Critics of socialism argue that it is a cop-out to say that the USSR was not socialist. But it seems clear that in practical terms, those running the system were trying to beat capitalism at its own game. They were not only imprisoned in a competitive logic but also bound by its limited horizons.

Of course, this does not tell us what the Soviet economic system was. To pose that question, as some did in the USSR, was to step outside the ruling order and to invite retribution. The job of the economists that Feygin discusses was to help the system work better.

Yet even some of those who were at the center of these “insider” debates could not help wondering exactly what the USSR was. Feygin in particular instances Yakov Kronrod, who spent four decades or more trying to think not only about reform but also about value relations and the question of alienation and exploitation in the Soviet system (David Mandel’s book on Konrod, Democracy, Plan, and Market, is not cited, however).

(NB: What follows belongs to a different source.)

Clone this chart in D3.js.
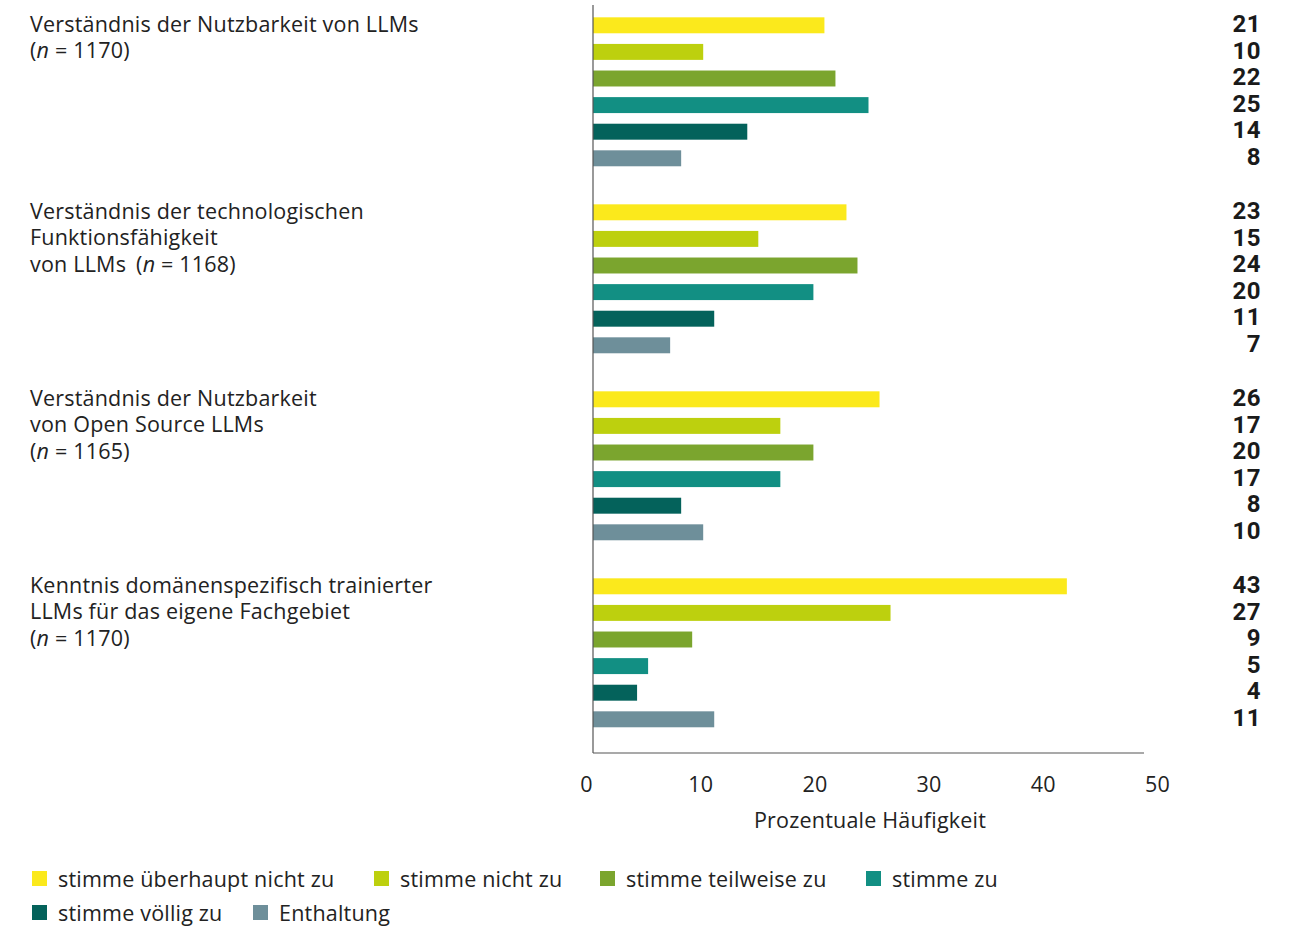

In the event, the USSR and the wider Soviet-led bloc collapsed, becoming the “ruin” of Feygin’s title. It failed to catch up with (let alone overtake) the West, and it failed to satisfy the aspirations of its own population. The idea of socialism from above, directed by a plan, has not really recovered. When we think, therefore, of going beyond capitalism, we must think about different ends as well as different means.

A bottom-up, participative system might well be messy in different ways, but it would have to engage people. In the USSR, Soviet workers were never the knowing agents of their own fate. They figured only as a constraint, and possibly when they rioted, as they did in Novocherkassk in 1962, where troops killed two dozen people and wounded seventy (several more were executed afterward). Feygin does mention Novocherkassk, but it is telling that, while “consumption” and “consumer goods” get a lot of references in his index, “workers”  do not feature at all.